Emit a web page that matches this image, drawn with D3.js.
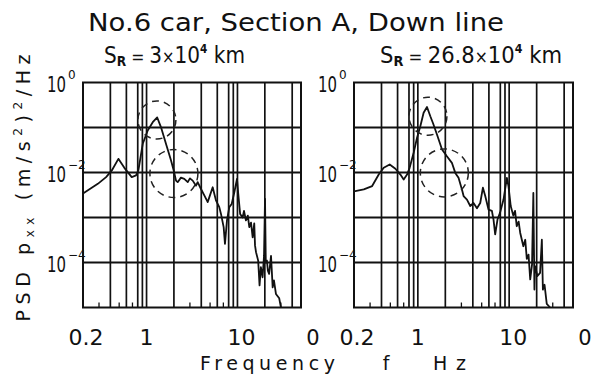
<!DOCTYPE html>
<html>
<head>
<meta charset="utf-8">
<script src="https://cdn.jsdelivr.net/npm/d3@7"></script>
<style>
  body { margin: 0; background: #fff; }
  text { font-family: "DejaVu Sans", sans-serif; fill: #111; }
</style>
</head>
<body>
<svg id="chart" width="591" height="374"></svg>
<script>
// Section A, Down line, No.6 car -- PSD
const freqA = [0.2, 0.291, 0.359, 0.415, 0.49, 0.57, 0.687, 0.767, 0.813, 0.909, 1.03, 1.17, 1.31, 1.44, 1.68, 1.86, 1.99, 2.11, 2.2, 2.39, 2.6, 2.84, 3.0, 3.22, 3.5, 3.65, 3.97, 4.32, 4.71, 4.9, 5.34, 5.8, 6.31, 6.59, 7.05, 7.29, 7.67, 8.13, 8.64, 9.23, 9.88, 10.2, 10.7, 11.4, 11.8, 12.4, 13.0, 13.5, 14.1, 14.7, 15.3, 15.6, 16.0, 16.9, 17.5, 18.1, 18.9, 19.6, 20.1, 20.5, 21.1, 21.6, 22.3, 23.4, 24.4, 25.2, 26.5, 28.8, 30.1];
const psdA = [3.4e-3, 5.6e-3, 7.9e-3, 0.0111, 0.0201, 0.0127, 7.9e-3, 8.6e-3, 0.0111, 0.0435, 0.0858, 0.131, 0.167, 0.102, 0.0365, 0.0185, 0.0111, 6.6e-3, 6.1e-3, 7.7e-3, 7.2e-3, 6.1e-3, 7.4e-3, 6.6e-3, 5.1e-3, 6.1e-3, 4.3e-3, 3.1e-3, 2.2e-3, 2.8e-3, 4.7e-3, 2.4e-3, 1.7e-3, 1.2e-3, 6.1e-4, 2.6e-4, 8.6e-4, 1.7e-3, 2.0e-3, 3.6e-3, 7.2e-3, 3.4e-3, 1.2e-3, 1.0e-3, 1.4e-3, 8.6e-4, 1.1e-3, 6.1e-4, 7.7e-4, 3.6e-4, 7.4e-4, 2.4e-4, 1.7e-4, 1.1e-4, 3.1e-5, 7.9e-5, 4.7e-5, 1.4e-4, 2.6e-3, 1.0e-4, 1.1e-4, 6.6e-5, 5.6e-5, 1.4e-4, 2.8e-5, 4.0e-5, 2.0e-5, 1.6e-5, 1.0e-5];

const freqB = [0.2, 0.256, 0.316, 0.373, 0.423, 0.492, 0.568, 0.644, 0.70, 0.762, 0.813, 0.90, 0.98, 1.065, 1.157, 1.26, 1.37, 1.47, 1.62, 1.84, 2.08, 2.36, 2.57, 2.79, 3.04, 3.17, 3.45, 3.75, 4.07, 4.44, 4.82, 5.16, 5.47, 5.94, 6.47, 6.74, 7.03, 7.45, 7.97, 8.67, 9.44, 9.83, 10.4, 11.1, 11.6, 12.1, 12.7, 13.2, 14.3, 15.0, 15.6, 16.3, 17.0, 17.8, 18.4, 18.9, 19.2, 20.4, 21.8, 22.8, 23.4, 24.4, 25.8, 28.1];
const psdB = [3.8e-3, 4.2e-3, 5.0e-3, 9.0e-3, 0.0127, 0.0151, 0.0121, 9.0e-3, 7.0e-3, 9.0e-3, 0.0127, 0.0274, 0.059, 0.107, 0.212, 0.286, 0.178, 0.123, 0.070, 0.0325, 0.023, 0.0164, 9.8e-3, 7.6e-3, 4.2e-3, 3.0e-3, 2.5e-3, 1.8e-3, 2.1e-3, 1.6e-3, 2.1e-3, 4.6e-3, 3.0e-3, 1.5e-3, 1.4e-3, 9.0e-4, 4.2e-4, 9.0e-4, 1.3e-3, 2.5e-3, 7.6e-3, 5.0e-3, 1.8e-3, 1.1e-3, 1.4e-3, 6.4e-4, 8.1e-4, 4.6e-4, 2.3e-4, 3.2e-4, 1.2e-4, 1.5e-4, 4.2e-5, 9.0e-5, 3.5e-3, 2.5e-5, 8.3e-5, 5.0e-5, 5.9e-5, 3.2e-4, 2.5e-5, 3.2e-5, 1.2e-5, 1.0e-5];

// dashed circles (centre frequency / centre psd)
const circleFreqA = [1.30, 2.0];
const circlePsdA = [0.147, 0.0095];
const circleFreqB = [1.29, 1.95];
const circlePsdB = [0.178, 0.0098];

// grid and ticks
const gridFreqs = [0.4, 0.6, 0.8, 0.9, 1, 2, 4, 6, 8, 9, 10, 20, 40];
const minorFreqs = [0.3, 0.5, 0.7, 3, 5, 7, 30];
const gridPsd = [1e-1, 1e-2, 1e-3, 1e-4];
const xTickVals = [0.2, 1, 10];
const xTickText = ["0.2", "1", "10"];
const yTickExps = [0, -2, -4];
const subtitles = [["3", "×10", "4"], ["26.8", "×10", "4"]];

const svg = d3.select("#chart");
const plotTop = 82.5, plotBottom = 307.5;
const circleR = [19, 24];

const panels = [
  { left: 83, right: 301, freq: freqA, psd: psdA, cf: circleFreqA, cp: circlePsdA, sub: subtitles[0], subX: 104, subW: 141 },
  { left: 354, right: 573, freq: freqB, psd: psdB, cf: circleFreqB, cp: circlePsdB, sub: subtitles[1], subX: 380, subW: 182 }
];

panels.forEach(p => {
  const x = d3.scaleLog().domain([0.2, 50]).range([p.left, p.right]);
  const y = d3.scaleLog().domain([1e-5, 1]).range([plotBottom, plotTop]);
  const g = svg.append("g");

  // grid
  g.selectAll(".vg").data(gridFreqs).enter().append("line")
    .attr("x1", d => x(d)).attr("x2", d => x(d))
    .attr("y1", plotTop).attr("y2", plotBottom)
    .attr("stroke", "#111").attr("stroke-width", 1.7);
  g.selectAll(".hg").data(gridPsd).enter().append("line")
    .attr("x1", p.left).attr("x2", p.right)
    .attr("y1", d => y(d)).attr("y2", d => y(d))
    .attr("stroke", "#111").attr("stroke-width", 1.9);
  g.selectAll(".mt").data(minorFreqs).enter().append("line")
    .attr("x1", d => x(d)).attr("x2", d => x(d))
    .attr("y1", plotBottom).attr("y2", plotBottom - 5)
    .attr("stroke", "#111").attr("stroke-width", 1.3);
  g.append("rect")
    .attr("x", p.left).attr("y", plotTop)
    .attr("width", p.right - p.left).attr("height", plotBottom - plotTop)
    .attr("fill", "none").attr("stroke", "#111").attr("stroke-width", 2);

  // psd curve
  const line = d3.line().x(d => x(d[0])).y(d => y(d[1]));
  g.append("path")
    .datum(d3.zip(p.freq, p.psd))
    .attr("d", line)
    .attr("fill", "none").attr("stroke", "#111")
    .attr("stroke-width", 1.8).attr("stroke-linejoin", "round");

  // dashed circles
  g.selectAll(".dc").data(d3.zip(p.cf, p.cp)).enter().append("circle")
    .attr("cx", d => x(d[0])).attr("cy", d => y(d[1]))
    .attr("r", (d, i) => circleR[i])
    .attr("fill", "none").attr("stroke", "#222")
    .attr("stroke-width", 1.5).attr("stroke-dasharray", "7,5");

  // x tick labels
  xTickVals.forEach((v, i) => {
    const off = i === 0 ? 3 : (i === 2 ? 4 : 0);
    g.append("text")
      .attr("x", x(v) + off).attr("y", 345)
      .attr("text-anchor", "middle").attr("font-size", 22)
      .text(xTickText[i]);
  });
  g.append("text")
    .attr("x", p.right + 12).attr("y", 345)
    .attr("text-anchor", "middle").attr("font-size", 21)
    .text("0");

  // y tick labels
  yTickExps.forEach(e => {
    const yy = y(Math.pow(10, e));
    g.append("text")
      .attr("x", p.left - 36).attr("y", yy + 9)
      .attr("font-size", 22).attr("textLength", 19).attr("lengthAdjust", "spacingAndGlyphs")
      .text("10");
    g.append("text")
      .attr("x", p.left - 15).attr("y", yy - 4)
      .attr("font-size", 12)
      .text(e === 0 ? "0" : String(e).replace("-", "\u2212"));
  });

  // subtitle S_R = ...
  const t = g.append("text")
    .attr("x", p.subX).attr("y", 63)
    .attr("font-size", 23)
    .attr("textLength", p.subW).attr("lengthAdjust", "spacingAndGlyphs");
  t.append("tspan").text("S");
  t.append("tspan").attr("font-size", 14).attr("dy", 3).attr("font-weight", "bold").text("R");
  t.append("tspan").attr("dy", -3).attr("font-size", 18).text(" = ");
  t.append("tspan").attr("font-size", 23).text(p.sub[0]);
  t.append("tspan").attr("font-size", 17).text("\u00d7");
  t.append("tspan").attr("font-size", 23).text("10");
  t.append("tspan").attr("font-size", 12).attr("font-weight", "bold").attr("dy", -10).text(p.sub[2]);
  t.append("tspan").attr("font-size", 23).attr("dy", 10).text(" km");
});

// title
svg.append("text")
  .attr("x", 88).attr("y", 31)
  .attr("font-size", 24)
  .attr("textLength", 416).attr("lengthAdjust", "spacingAndGlyphs")
  .text("No.6 car,  Section A,  Down line");

// x axis label
svg.append("text").attr("x", 200).attr("y", 370).attr("font-size", 19)
  .attr("textLength", 135).attr("lengthAdjust", "spacing").text("Frequency");
svg.append("text").attr("x", 386).attr("y", 370).attr("font-size", 19)
  .attr("text-anchor", "middle").text("f");
svg.append("text").attr("x", 433).attr("y", 370).attr("font-size", 19)
  .attr("textLength", 33).attr("lengthAdjust", "spacing").text("Hz");

// y axis label
const yl = svg.append("text")
  .attr("transform", "translate(30,188) rotate(-90)")
  .attr("text-anchor", "middle").attr("font-size", 19)
  .attr("textLength", 267).attr("lengthAdjust", "spacing");
yl.append("tspan").text("PSD   p");
yl.append("tspan").attr("font-size", 12).attr("dy", 4).text("xx");
yl.append("tspan").attr("dy", -4).text("   (m/s");
yl.append("tspan").attr("font-size", 12).attr("dy", -8).text("2");
yl.append("tspan").attr("dy", 8).text(")");
yl.append("tspan").attr("font-size", 12).attr("dy", -8).text("2");
yl.append("tspan").attr("dy", 8).text("/Hz");
</script>
</body>
</html>
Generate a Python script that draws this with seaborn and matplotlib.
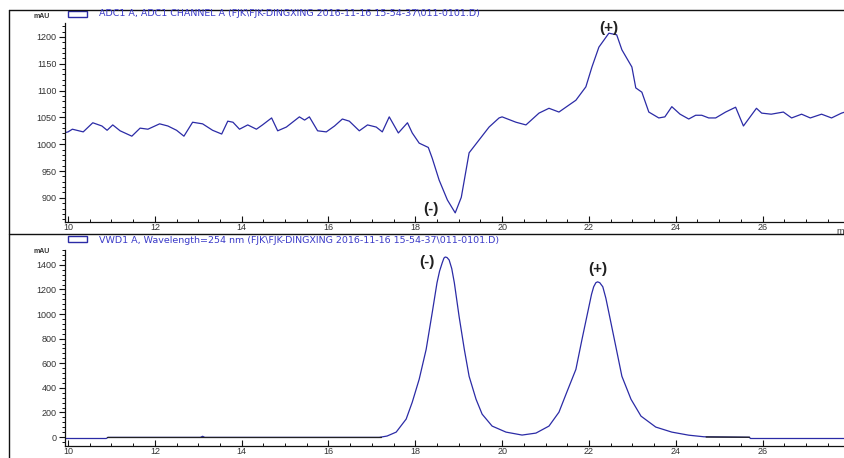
import matplotlib
matplotlib.use("Agg")
import matplotlib.pyplot as plt
import matplotlib.lines as mlines
import matplotlib.patches as mpatches
from matplotlib.ticker import MultipleLocator
import seaborn as sns
import pandas as pd

# ---- data: top trace (ADC1 CHANNEL A) ----
top_time = [9.95, 10.0, 10.1, 10.35, 10.57, 10.78, 10.9, 11.03, 11.2, 11.47, 11.66, 11.84,
            12.11, 12.3, 12.5, 12.67, 12.87, 13.1, 13.33, 13.54, 13.68, 13.8, 13.95, 14.14,
            14.34, 14.48, 14.69, 14.83, 15.03, 15.33, 15.45, 15.56, 15.75, 15.95, 16.14,
            16.32, 16.48, 16.71, 16.9, 17.1, 17.24, 17.4, 17.61, 17.82, 17.93, 18.09, 18.3,
            18.39, 18.55, 18.74, 18.92, 19.06, 19.24, 19.47, 19.7, 19.93, 20.0, 20.32, 20.55,
            20.85, 21.08, 21.31, 21.54, 21.7, 21.93, 22.07, 22.23, 22.46, 22.64, 22.76, 22.99,
            23.08, 23.22, 23.38, 23.61, 23.75, 23.91, 24.1, 24.3, 24.46, 24.6, 24.76, 24.92,
            25.15, 25.38, 25.56, 25.86, 25.98, 26.2, 26.48, 26.67, 26.9, 27.1, 27.36, 27.59,
            27.82, 27.9]
top_mau = [1022, 1023, 1028, 1023, 1040, 1034, 1026, 1036, 1025, 1015, 1030, 1028,
           1038, 1034, 1026, 1015, 1041, 1038, 1026, 1019, 1043, 1041, 1028, 1036,
           1028, 1036, 1049, 1025, 1032, 1051, 1045, 1051, 1025, 1023, 1034,
           1047, 1043, 1025, 1036, 1032, 1023, 1051, 1021, 1040, 1021, 1002, 994,
           974, 933, 896, 872, 901, 984, 1008, 1032, 1049, 1051, 1041, 1036,
           1058, 1067, 1060, 1073, 1082, 1107, 1144, 1181, 1207, 1204, 1176, 1144,
           1105, 1097, 1060, 1049, 1051, 1070, 1056, 1047, 1054, 1054, 1049, 1049,
           1060, 1069, 1034, 1067, 1058, 1056, 1060, 1049, 1056, 1049, 1056, 1049,
           1058, 1060]

# ---- data: bottom trace (VWD1 A, 254 nm) ----
bot_time = [9.95, 10.88, 10.92, 13.05, 13.1, 13.15, 17.17, 17.35, 17.56, 17.79, 17.93, 18.09,
            18.25, 18.39, 18.5, 18.56, 18.62, 18.66, 18.69, 18.73, 18.78, 18.84, 18.9, 19.01,
            19.13, 19.24, 19.4, 19.54, 19.77, 20.09, 20.46, 20.78, 21.08, 21.31, 21.49, 21.7,
            21.84, 22.0, 22.06, 22.11, 22.16, 22.2, 22.25, 22.32, 22.39, 22.46, 22.62, 22.76,
            22.97, 23.2, 23.54, 23.91, 24.3, 24.65, 25.7, 25.72, 27.9]
bot_mau = [-12, -12, -3, -3, 6, -3, -3, 8, 40, 146, 283, 470,
           712, 1011, 1254, 1350, 1416, 1455, 1464, 1460, 1440, 1370, 1254, 979,
           712, 494, 307, 186, 89, 40, 16, 32, 89, 202, 364, 550,
           793, 1060, 1160, 1222, 1255, 1262, 1255, 1222, 1130, 1011, 736, 494,
           307, 170, 81, 40, 15, 2, -2, -12, -12]

# integration baseline overlays (black)
base_segments = [([10.9, 17.2], [-3, -3]), ([24.7, 25.7], [0, -2])]

x_ticks = [10, 12, 14, 16, 18, 20, 22, 24, 26]
top_yticks = [900, 950, 1000, 1050, 1100, 1150, 1200]
bot_yticks = [0, 200, 400, 600, 800, 1000, 1200, 1400]

top_title = "ADC1 A, ADC1 CHANNEL A (FJK\\FJK-DINGXING 2016-11-16 15-54-37\\011-0101.D)"
bot_title = "VWD1 A, Wavelength=254 nm (FJK\\FJK-DINGXING 2016-11-16 15-54-37\\011-0101.D)"

sns.set_theme(style="white")
plt.rcParams['font.family'] = ['Liberation Sans', 'DejaVu Sans']

W, H = 845, 458
fig = plt.figure(figsize=(W / 100, H / 100), dpi=100)
fig.patch.set_facecolor("white")

def fx(px):
    return px / W

def fy(py):
    return 1 - py / H

line_color = "#2B2BA6"
text_color = "#333333"

ax1 = fig.add_axes([fx(65), fy(222), fx(845 - 65), (222 - 23) / H])
ax2 = fig.add_axes([fx(65), fy(446), fx(845 - 65), (446 - 250) / H])

df_top = pd.DataFrame({"time": top_time, "mAU": top_mau})
df_bot = pd.DataFrame({"time": bot_time, "mAU": bot_mau})
sns.lineplot(data=df_top, x="time", y="mAU", ax=ax1, color=line_color, lw=0.9,
             estimator=None, sort=False)
sns.lineplot(data=df_bot, x="time", y="mAU", ax=ax2, color=line_color, lw=0.9,
             estimator=None, sort=False)
for xs, ys in base_segments:
    ax2.plot(xs, ys, color="#222222", lw=0.9)

ax1.set_xlim(9.93, 27.9)
ax1.set_ylim(855, 1226)
ax2.set_xlim(9.93, 27.9)
ax2.set_ylim(-73, 1521)

for ax, yt, ymin in ((ax1, top_yticks, 10), (ax2, bot_yticks, 40)):
    ax.set_xlabel("")
    ax.set_ylabel("")
    ax.set_facecolor("white")
    ax.grid(False)
    ax.set_xticks(x_ticks)
    ax.set_yticks(yt)
    ax.xaxis.set_minor_locator(MultipleLocator(0.5))
    ax.yaxis.set_minor_locator(MultipleLocator(ymin))
    for s in ("top", "right"):
        ax.spines[s].set_visible(False)
    for s in ("left", "bottom"):
        ax.spines[s].set_color("#111111")
        ax.spines[s].set_linewidth(0.9)
    ax.tick_params(axis="x", which="major", direction="in", length=4, width=0.8,
                   labelsize=6.5, labelcolor=text_color, pad=1, bottom=True, color="#111111")
    ax.tick_params(axis="x", which="minor", direction="in", length=2.5, width=0.7,
                   bottom=True, color="#111111")
    ax.tick_params(axis="y", which="major", direction="out", length=4, width=0.8,
                   labelsize=6.5, labelcolor=text_color, pad=2, left=True, color="#111111")
    ax.tick_params(axis="y", which="minor", direction="out", length=2, width=0.7,
                   left=True, color="#111111")

# peak labels
ann = dict(fontsize=11, fontweight="bold", color="#222222", ha="center", va="center")
ax1.text(22.46, 1216, "(+)", **ann)
ax1.text(18.35, 880, "(-)", **ann)
ax2.text(18.27, 1425, "(-)", **ann)
ax2.text(22.2, 1370, "(+)", **ann)

# titles with legend boxes
title_kw = dict(fontsize=6.8, color="#3A3AC8", va="center", ha="left",
                family=["DejaVu Sans"])
fig.text(fx(99), fy(13.5), top_title, **title_kw)
fig.text(fx(99), fy(240.5), bot_title, **title_kw)
for ytop in (11, 236):
    fig.add_artist(mpatches.Rectangle((fx(68), fy(ytop + 6)), fx(19), 6 / H,
                                      fill=False, edgecolor="#2B2BA6", lw=1.0,
                                      transform=fig.transFigure))

# mAU labels
fig.text(fx(42), fy(16), "mAU", fontsize=5, fontweight="bold", color=text_color,
         va="center", ha="center")
fig.text(fx(42), fy(252), "mAU", fontsize=5, fontweight="bold", color=text_color,
         va="center", ha="center")
fig.text(fx(836), fy(231), "m", fontsize=6.5, color=text_color, va="center", ha="left")

# outer frame lines
frame = dict(color="#111111", lw=1.0, transform=fig.transFigure)
fig.add_artist(mlines.Line2D([fx(9), fx(9)], [fy(10), 0], **frame))
fig.add_artist(mlines.Line2D([fx(9), 1], [fy(10), fy(10)], **frame))
fig.add_artist(mlines.Line2D([fx(9), 1], [fy(234.5), fy(234.5)], **frame))

fig.savefig("out.png", dpi=100, facecolor="white")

---

> **Goal**
Copy nothing but the lines above that run from the one with "Generate a Python" to the one with "import pandas as pd", ends included; pictures stay out.

> **Finished task**
Generate a Python script that draws this with seaborn and matplotlib.
import matplotlib
matplotlib.use("Agg")
import matplotlib.pyplot as plt
import matplotlib.lines as mlines
import matplotlib.patches as mpatches
from matplotlib.ticker import MultipleLocator
import seaborn as sns
import pandas as pd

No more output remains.